Women in academic science are half as likely as comparably qualified men to be invited to join corporate scientific advisory boards of biotechnical firms, and a new study suggests the problem lies in the mindset of corporate leadership. The problem can, however, be remedied by championing leadership and networking among women in colleges and universities, the authors posit.
“It’s not a new story that women are discriminated against or judged upon in the process of being selected for these advisory boards, but what is actually intriguing and novel is that very few people in the past have nailed down reasons,” said Waverly W. Ding, assistant professor of management and organization at the University of Maryland at College Park. “[I]n this particular setting, it’s more about the evaluation process rather than intention and qualification of women.”
Ding, along with Fiona Murray of the Massachusetts Institute of Technology and Toby E. Stuart of the University of California at Berkeley, examined the initial public offering prospectus of every biotech firm that went public between 1972 and 2002, creating a pool of 511 firms that had hired a total of 720 scientists to serve on their advisory boards. Even though the proportion of women earning doctorates more than doubled over the decades of data the authors analyzed, participation rates on advisory boards have lingered in the single digits -- generally lower than across the corporate spectrum, Ding said.
Among the 720 scientists, only 49 -- or about 7 percent -- were women. Yet among 6,000 randomly selected science Ph.D.s, women made up about 30 percent.
The gap is comparable to the gender disparity that exists in the realm of patenting, “which is notable because of a pivotal distinction between the two activities: the decision to patent (conditional on the filing of an invention disclosure) is solely at the discretion of the university’s technology transfer office, whereas advisory board membership depends on an invitation from a company,” the study reads. Historically, men patent at more than twice the rate of women.
Scientific advisory boards typically review large research projects and serve as symbols of expertise to investors. For scientists, membership often means lucrative networking opportunities, personal compensation and stock options. And these days, many universities encourage their faculty members to build business ties.
The authors explored two competing models explaining the gender gap present on advisory boards serving biotechnical firms in their study, published in the Academy of Management Journal. The demand-side approach suggests the presence of systematic bias that limits the number of opportunities for female researchers, while the supply-side approach attributes the gender gap to differences in skill and preference that cause more men to pursue participation on advisory boards.
The authors tested (without success) two hypotheses to support the supply-side theory, examining if women were underrepresented because they devoted more time to their families or chose research fields with little commercial activity. Neither hypothesis explained the gender gap.
“Among the 49 female (advisory board) members, 42 transitioned 11 or more years after they obtained their Ph.D. with the hazard peaking in approximately the 20th year after the Ph.D., the same peak year for the male (advisory board) scientists in our sample,” the study reads, adding “there is no evidence that the gender gap declines in regressions that account for gender differences in the revealed preference for commercial-sector work.”
Instead, the researchers found support for two of three hypotheses suggesting the advisory board culture is rife with stereotypes against female researchers.

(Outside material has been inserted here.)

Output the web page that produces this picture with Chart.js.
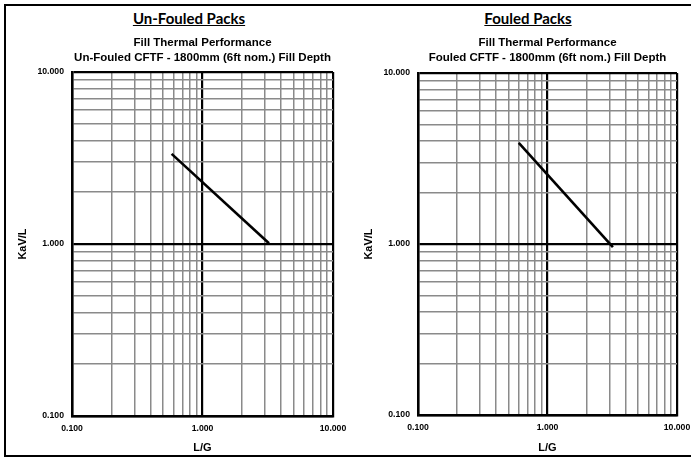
<!DOCTYPE html>
<html>
<head>
<meta charset="utf-8">
<script src="https://cdn.jsdelivr.net/npm/chart.js@4.4.1/dist/chart.umd.min.js"></script>
<style>
  body { margin: 0; background: #fff; width: 691px; height: 457px; overflow: hidden; position: relative; }
  .frame { position: absolute; left: 4px; top: 4px; width: 800px; height: 453px; box-sizing: border-box;
    border-top: 2px solid #000; border-left: 2px solid #000; border-bottom: 2px solid #000; }
  .heading { position: absolute; top: 9px; width: 200px; text-align: center; font-family: Lato, sans-serif;
    font-weight: bold; font-size: 15px; text-decoration: underline; color: #000; }
  canvas { position: absolute; top: 0; }
</style>
</head>
<body>
<div class="frame"></div>
<div class="heading" style="left:89px">Un-Fouled Packs</div>
<div class="heading" style="left:428px">Fouled Packs</div>
<canvas id="unfouled" width="340" height="457" style="left:6px"></canvas>
<canvas id="fouled" width="339" height="457" style="left:352px"></canvas>
<script>
// log axis decades and the minor lines between them
const decades = [0.1, 1, 10]
const minorSteps = [2, 3, 4, 5, 6, 7, 8, 9]

// fill line end points (L/G, KaV/L)
const unfouledLG = [0.58, 3.23]
const unfouledKaVL = [3.34, 1.01]
const fouledLG = [0.60, 3.2]
const fouledKaVL = [3.9, 0.96]

const unfouledTitle = ["Fill Thermal Performance", "Un-Fouled CFTF - 1800mm (6ft nom.) Fill Depth"]
const fouledTitle = ["Fill Thermal Performance", "Fouled CFTF - 1800mm (6ft nom.) Fill Depth"]

const gridValues = []
decades.forEach((d, i) => {
  gridValues.push(d)
  if (i < decades.length - 1) minorSteps.forEach(s => gridValues.push(+(d * s).toFixed(3)))
})

const isDecade = v => decades.some(d => Math.abs(d - v) < 1e-9)

const tickFont = { family: "'Liberation Sans', Arial, sans-serif", weight: 'bold', size: 8.7 }
const titleFont = { family: "'Liberation Sans', Arial, sans-serif", weight: 'bold', size: 11 }
const subSize = 11.5
const subLine = 15

const logAxis = (title, horizontal, size, titlePad) => ({
  type: 'logarithmic',
  min: decades[0],
  max: decades[decades.length - 1],
  afterBuildTicks: scale => {
    scale.ticks = gridValues.map(v => ({ value: v }))
  },
  afterFit: scale => {
    if (horizontal) scale.height = size
    else scale.width = size
    scale.paddingLeft = 0
    scale.paddingRight = 0
    scale.paddingTop = 0
    scale.paddingBottom = 0
  },
  ticks: {
    autoSkip: false,
    maxRotation: 0,
    padding: horizontal ? 7 : 8,
    color: '#000',
    font: tickFont,
    callback: v => isDecade(v) ? v.toFixed(3) : ''
  },
  grid: {
    drawTicks: false,
    color: ctx => isDecade(ctx.tick.value) ? '#000' : '#8a8a8a',
    lineWidth: ctx => isDecade(ctx.tick.value) ? 2.2 : 1.5
  },
  border: { color: '#000', width: 2.5 },
  title: { display: true, text: title, color: '#000', font: titleFont, padding: titlePad }
})

function makeChart(id, lg, kavl, titleLines, plotTop, rightPad, xHeight){
  const points = lg.map((x, i) => ({ x: x, y: kavl[i] }))
  const topPad = 43 - subLine / 2
  return new Chart(document.getElementById(id), {
    type: 'scatter',
    data: {
      datasets: [{
        data: points,
        showLine: true,
        borderColor: '#000',
        borderWidth: 2.6,
        pointRadius: 0
      }]
    },
    options: {
      responsive: false,
      animation: false,
      layout: { padding: { left: 0, top: 0, right: rightPad, bottom: 0 } },
      plugins: {
        legend: { display: false },
        tooltip: { enabled: false },
        title: {
          display: true,
          fullSize: false,
          text: titleLines,
          color: '#000',
          font: { family: "'Liberation Sans', Arial, sans-serif", weight: 'bold', size: subSize, lineHeight: subLine / subSize },
          padding: { top: topPad, bottom: plotTop - topPad - 2 * subLine }
        }
      },
      scales: {
        x: logAxis('L/G', true, xHeight, { top: 0, bottom: 2 }),
        y: logAxis('KaV/L', false, 66, { top: 10, bottom: 0 })
      }
    }
  })
}

makeChart('unfouled', unfouledLG, unfouledKaVL, unfouledTitle, 72, 13, 41)
makeChart('fouled', fouledLG, fouledKaVL, fouledTitle, 73, 14, 42)
</script>
</body>
</html>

“If it is the case that gender-based stereotyping causes women to be held to a higher standard than men for recruitment to positions for which women are atypical ... we would expect to observe -- as we do -- that a track record of scientific achievement and managerial experience will be more important for women than for men,” the study reads. Similarly, “being in a direct-tie network conducive to generating referrals to commercial science is particularly important for creating opportunities for women faculty.”
Ding and her fellow co-authors argue the gender gap can be remedied by fostering leadership and networking among female scientists at the academic level, and by guiding technology transfer offices to connect faculty members with female entrepreneurs.
“Every woman we interviewed who had held a senior administrative role believed that the visibility of the office led to consulting and advisory board opportunities and bolstered their legitimacy in the commercial sector,” the study reads. “Therefore, for women faculty who are willing to take on senior administrative assignments, such as deanships, we believe that active university policies to match women to these positions will help to create opportunities for women in commercial science.”
As the study showed scientists were most likely to join advisory boards two decades after receiving their Ph.D., Ding said the data cutoff could explain the slight decrease in advisory board participation among women earning their Ph.D.s between 1981 and 1995. Based on preliminary evidence, she said the trend has not reversed in the first decade of the 21st century, adding, “I wish I had more reason to say the picture is brighter.”